**Task statement:** Reproduce the material that follows, please, but only from its first line to the line containing "from matplotlib.ticker import", inclusive.

**Items:**
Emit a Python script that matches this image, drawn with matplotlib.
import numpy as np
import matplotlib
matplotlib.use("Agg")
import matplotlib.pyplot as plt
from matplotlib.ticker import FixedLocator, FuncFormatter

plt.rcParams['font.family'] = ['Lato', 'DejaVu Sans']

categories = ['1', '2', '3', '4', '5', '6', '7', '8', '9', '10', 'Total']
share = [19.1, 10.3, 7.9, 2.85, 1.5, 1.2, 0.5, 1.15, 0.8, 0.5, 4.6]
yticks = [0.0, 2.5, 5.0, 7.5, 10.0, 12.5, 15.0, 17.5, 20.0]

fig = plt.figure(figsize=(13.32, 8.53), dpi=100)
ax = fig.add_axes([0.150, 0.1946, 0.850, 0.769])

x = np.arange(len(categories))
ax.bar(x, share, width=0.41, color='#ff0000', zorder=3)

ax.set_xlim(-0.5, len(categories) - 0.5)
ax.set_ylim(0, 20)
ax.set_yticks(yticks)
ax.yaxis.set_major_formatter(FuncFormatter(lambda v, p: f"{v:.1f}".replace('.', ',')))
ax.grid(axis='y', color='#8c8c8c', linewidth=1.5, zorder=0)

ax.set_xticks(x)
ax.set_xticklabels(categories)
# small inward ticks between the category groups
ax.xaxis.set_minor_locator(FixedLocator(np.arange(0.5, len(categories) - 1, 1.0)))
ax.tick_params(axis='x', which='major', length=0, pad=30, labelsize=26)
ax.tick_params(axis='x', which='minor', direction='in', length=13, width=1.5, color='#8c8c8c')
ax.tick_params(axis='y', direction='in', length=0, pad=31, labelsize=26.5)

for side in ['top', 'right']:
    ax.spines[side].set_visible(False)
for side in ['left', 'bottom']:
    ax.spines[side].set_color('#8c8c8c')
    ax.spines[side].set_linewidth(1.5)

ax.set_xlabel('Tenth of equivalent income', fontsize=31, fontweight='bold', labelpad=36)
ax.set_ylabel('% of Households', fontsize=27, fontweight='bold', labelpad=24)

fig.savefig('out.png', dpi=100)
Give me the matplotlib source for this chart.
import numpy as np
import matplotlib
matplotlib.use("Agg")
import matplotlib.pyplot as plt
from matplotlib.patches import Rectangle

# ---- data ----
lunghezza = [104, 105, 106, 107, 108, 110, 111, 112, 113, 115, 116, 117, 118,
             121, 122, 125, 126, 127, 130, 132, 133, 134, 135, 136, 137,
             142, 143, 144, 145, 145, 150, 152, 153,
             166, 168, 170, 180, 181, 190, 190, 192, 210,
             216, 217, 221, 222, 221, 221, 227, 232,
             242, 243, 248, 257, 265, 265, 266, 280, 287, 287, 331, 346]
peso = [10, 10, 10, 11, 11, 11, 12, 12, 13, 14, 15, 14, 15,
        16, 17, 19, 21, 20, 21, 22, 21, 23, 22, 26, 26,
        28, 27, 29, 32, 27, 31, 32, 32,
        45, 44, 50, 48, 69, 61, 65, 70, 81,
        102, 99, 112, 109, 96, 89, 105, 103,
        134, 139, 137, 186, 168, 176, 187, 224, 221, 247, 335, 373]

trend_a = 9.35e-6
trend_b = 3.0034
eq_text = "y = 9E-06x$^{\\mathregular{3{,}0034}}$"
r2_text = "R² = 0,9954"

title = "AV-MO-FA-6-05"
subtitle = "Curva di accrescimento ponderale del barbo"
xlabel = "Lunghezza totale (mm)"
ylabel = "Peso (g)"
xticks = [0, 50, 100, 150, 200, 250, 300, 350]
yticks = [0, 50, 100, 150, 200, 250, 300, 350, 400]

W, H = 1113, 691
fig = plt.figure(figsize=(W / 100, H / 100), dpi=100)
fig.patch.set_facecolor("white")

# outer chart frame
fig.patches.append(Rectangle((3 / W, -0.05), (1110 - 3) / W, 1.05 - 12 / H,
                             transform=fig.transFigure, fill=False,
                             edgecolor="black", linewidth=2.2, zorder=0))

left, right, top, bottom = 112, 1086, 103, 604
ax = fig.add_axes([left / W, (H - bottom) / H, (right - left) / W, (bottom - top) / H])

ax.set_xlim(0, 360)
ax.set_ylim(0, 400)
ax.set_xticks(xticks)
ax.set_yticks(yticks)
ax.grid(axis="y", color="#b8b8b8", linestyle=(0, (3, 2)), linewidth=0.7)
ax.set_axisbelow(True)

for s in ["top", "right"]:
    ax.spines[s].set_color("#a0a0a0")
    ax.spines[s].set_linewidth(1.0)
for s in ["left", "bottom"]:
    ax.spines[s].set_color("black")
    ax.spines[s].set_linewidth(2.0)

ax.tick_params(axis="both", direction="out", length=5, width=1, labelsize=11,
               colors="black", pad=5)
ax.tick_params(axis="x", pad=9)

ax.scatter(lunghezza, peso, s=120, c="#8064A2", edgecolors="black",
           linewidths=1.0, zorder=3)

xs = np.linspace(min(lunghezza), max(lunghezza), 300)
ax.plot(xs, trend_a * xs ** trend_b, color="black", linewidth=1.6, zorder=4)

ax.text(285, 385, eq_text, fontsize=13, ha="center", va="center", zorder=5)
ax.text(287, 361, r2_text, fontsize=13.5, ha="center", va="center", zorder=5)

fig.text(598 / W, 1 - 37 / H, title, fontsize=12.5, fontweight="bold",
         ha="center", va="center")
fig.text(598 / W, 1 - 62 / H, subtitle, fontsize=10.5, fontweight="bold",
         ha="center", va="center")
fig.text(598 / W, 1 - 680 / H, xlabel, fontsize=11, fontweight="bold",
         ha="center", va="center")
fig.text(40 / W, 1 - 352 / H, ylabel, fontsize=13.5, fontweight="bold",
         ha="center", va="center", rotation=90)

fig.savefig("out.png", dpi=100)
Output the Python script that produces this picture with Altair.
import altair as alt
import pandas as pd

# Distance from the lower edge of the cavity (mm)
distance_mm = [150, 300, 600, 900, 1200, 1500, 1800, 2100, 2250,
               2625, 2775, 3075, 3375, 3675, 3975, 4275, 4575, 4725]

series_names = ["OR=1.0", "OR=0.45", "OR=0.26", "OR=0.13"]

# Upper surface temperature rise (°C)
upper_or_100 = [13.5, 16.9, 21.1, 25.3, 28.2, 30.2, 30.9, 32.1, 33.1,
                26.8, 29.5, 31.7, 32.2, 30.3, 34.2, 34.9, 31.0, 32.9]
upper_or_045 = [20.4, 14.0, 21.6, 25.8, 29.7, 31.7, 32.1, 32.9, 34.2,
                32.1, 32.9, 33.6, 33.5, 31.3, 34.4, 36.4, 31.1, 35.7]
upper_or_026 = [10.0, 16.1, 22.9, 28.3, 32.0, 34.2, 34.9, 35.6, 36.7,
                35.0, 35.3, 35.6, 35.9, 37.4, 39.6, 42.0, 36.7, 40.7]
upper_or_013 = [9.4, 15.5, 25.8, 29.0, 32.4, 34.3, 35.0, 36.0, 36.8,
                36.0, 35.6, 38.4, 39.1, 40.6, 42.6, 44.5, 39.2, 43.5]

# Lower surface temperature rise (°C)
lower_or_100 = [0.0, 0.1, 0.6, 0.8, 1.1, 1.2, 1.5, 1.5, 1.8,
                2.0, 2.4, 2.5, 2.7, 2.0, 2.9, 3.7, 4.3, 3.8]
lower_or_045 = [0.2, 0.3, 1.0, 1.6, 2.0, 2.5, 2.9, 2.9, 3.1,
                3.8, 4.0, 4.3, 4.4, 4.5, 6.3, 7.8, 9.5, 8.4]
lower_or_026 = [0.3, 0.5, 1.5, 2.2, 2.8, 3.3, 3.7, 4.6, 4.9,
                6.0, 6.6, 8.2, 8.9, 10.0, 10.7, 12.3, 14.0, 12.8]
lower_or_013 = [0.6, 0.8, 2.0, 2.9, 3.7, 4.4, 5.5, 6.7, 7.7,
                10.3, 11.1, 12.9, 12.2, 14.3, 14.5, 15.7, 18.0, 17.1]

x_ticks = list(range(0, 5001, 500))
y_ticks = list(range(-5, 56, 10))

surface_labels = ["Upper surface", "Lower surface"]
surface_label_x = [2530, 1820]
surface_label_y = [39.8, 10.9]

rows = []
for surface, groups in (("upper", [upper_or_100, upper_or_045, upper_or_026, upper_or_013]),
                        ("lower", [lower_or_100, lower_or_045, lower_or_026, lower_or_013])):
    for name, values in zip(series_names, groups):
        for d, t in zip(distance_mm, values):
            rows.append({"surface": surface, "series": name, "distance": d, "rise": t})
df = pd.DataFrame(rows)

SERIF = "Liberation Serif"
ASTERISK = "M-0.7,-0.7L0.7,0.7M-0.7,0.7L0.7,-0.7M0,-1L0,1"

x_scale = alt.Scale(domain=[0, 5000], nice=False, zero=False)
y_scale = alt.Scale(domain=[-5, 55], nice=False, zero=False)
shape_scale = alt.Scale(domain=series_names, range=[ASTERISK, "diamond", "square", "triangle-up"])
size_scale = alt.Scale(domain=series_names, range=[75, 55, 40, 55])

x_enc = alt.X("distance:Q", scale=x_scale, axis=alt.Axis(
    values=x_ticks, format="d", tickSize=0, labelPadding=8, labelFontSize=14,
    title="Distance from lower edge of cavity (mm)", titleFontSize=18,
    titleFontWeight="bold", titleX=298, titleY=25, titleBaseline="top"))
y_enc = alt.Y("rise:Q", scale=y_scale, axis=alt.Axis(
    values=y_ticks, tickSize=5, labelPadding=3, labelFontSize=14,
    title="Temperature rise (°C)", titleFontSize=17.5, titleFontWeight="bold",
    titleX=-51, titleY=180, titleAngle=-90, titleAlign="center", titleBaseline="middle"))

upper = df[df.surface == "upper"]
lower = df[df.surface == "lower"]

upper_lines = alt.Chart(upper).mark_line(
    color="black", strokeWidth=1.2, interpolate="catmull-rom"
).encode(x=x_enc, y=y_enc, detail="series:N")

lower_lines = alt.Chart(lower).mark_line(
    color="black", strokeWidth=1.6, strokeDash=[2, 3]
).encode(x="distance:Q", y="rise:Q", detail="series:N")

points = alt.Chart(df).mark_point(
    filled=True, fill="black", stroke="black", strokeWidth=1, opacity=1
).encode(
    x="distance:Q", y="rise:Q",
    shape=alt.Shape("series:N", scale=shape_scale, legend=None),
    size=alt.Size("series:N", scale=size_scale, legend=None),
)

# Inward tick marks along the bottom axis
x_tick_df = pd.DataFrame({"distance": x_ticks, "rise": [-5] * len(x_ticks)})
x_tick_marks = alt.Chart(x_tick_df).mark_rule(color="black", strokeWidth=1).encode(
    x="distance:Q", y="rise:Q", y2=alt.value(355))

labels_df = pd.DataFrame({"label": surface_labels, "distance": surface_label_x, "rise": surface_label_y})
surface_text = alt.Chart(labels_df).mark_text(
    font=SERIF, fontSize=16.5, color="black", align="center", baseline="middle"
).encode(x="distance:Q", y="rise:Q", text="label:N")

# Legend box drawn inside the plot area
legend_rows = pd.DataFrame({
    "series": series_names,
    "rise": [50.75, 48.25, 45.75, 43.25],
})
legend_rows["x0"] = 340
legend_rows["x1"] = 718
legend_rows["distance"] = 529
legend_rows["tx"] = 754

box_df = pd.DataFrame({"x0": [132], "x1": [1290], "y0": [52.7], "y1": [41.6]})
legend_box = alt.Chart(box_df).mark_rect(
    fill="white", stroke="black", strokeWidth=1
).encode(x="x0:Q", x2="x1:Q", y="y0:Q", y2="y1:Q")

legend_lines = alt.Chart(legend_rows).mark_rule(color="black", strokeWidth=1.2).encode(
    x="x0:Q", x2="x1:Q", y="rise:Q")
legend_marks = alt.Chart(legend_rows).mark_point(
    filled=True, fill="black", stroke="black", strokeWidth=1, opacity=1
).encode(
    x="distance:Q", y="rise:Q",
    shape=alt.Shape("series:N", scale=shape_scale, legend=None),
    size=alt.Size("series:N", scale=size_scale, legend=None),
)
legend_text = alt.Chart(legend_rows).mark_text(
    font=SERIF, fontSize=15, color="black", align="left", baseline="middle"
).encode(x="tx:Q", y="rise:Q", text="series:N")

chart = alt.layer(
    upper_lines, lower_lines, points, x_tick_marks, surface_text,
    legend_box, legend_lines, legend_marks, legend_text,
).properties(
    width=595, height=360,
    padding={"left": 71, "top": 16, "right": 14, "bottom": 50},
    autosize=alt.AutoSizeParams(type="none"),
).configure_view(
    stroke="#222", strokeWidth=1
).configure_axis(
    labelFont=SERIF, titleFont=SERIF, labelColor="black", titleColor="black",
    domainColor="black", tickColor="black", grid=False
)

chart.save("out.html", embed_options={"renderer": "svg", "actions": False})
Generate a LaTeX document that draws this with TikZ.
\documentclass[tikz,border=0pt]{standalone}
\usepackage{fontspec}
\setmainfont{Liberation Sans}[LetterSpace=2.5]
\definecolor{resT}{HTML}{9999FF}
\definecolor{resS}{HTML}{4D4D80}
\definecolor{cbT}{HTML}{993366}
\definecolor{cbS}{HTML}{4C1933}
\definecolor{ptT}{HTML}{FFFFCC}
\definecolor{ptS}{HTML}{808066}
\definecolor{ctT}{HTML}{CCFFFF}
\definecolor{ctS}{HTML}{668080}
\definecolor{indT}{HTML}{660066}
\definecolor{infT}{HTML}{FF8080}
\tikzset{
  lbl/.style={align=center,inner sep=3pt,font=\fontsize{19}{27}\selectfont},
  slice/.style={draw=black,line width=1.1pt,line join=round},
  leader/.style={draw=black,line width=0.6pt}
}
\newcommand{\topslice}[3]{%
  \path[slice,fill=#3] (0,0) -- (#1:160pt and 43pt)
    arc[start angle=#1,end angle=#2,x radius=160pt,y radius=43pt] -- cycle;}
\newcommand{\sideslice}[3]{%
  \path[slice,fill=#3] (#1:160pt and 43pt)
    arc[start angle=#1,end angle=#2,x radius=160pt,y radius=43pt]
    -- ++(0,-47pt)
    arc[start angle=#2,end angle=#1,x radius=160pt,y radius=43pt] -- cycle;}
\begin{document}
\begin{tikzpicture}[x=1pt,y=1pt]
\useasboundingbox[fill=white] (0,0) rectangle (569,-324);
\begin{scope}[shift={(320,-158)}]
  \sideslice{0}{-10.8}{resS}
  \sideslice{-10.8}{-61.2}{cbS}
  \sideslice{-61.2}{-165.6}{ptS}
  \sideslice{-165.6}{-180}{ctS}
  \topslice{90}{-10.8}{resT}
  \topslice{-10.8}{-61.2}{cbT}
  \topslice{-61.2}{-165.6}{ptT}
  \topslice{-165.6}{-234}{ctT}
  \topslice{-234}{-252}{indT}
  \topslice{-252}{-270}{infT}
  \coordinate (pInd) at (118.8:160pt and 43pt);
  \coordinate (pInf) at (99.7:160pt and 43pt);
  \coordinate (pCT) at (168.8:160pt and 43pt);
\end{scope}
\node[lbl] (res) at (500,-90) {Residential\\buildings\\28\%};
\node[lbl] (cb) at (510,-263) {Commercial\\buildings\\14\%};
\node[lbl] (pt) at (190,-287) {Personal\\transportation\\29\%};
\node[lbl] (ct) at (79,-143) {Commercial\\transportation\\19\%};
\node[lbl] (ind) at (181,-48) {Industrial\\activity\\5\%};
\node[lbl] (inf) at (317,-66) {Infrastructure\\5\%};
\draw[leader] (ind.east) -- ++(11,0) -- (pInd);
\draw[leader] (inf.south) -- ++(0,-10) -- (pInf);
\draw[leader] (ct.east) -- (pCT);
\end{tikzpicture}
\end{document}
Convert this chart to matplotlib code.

**Written reply:**
Emit a Python script that matches this image, drawn with matplotlib.
import numpy as np
import matplotlib
matplotlib.use("Agg")
import matplotlib.pyplot as plt
from matplotlib.ticker import FixedLocator, FuncFormatter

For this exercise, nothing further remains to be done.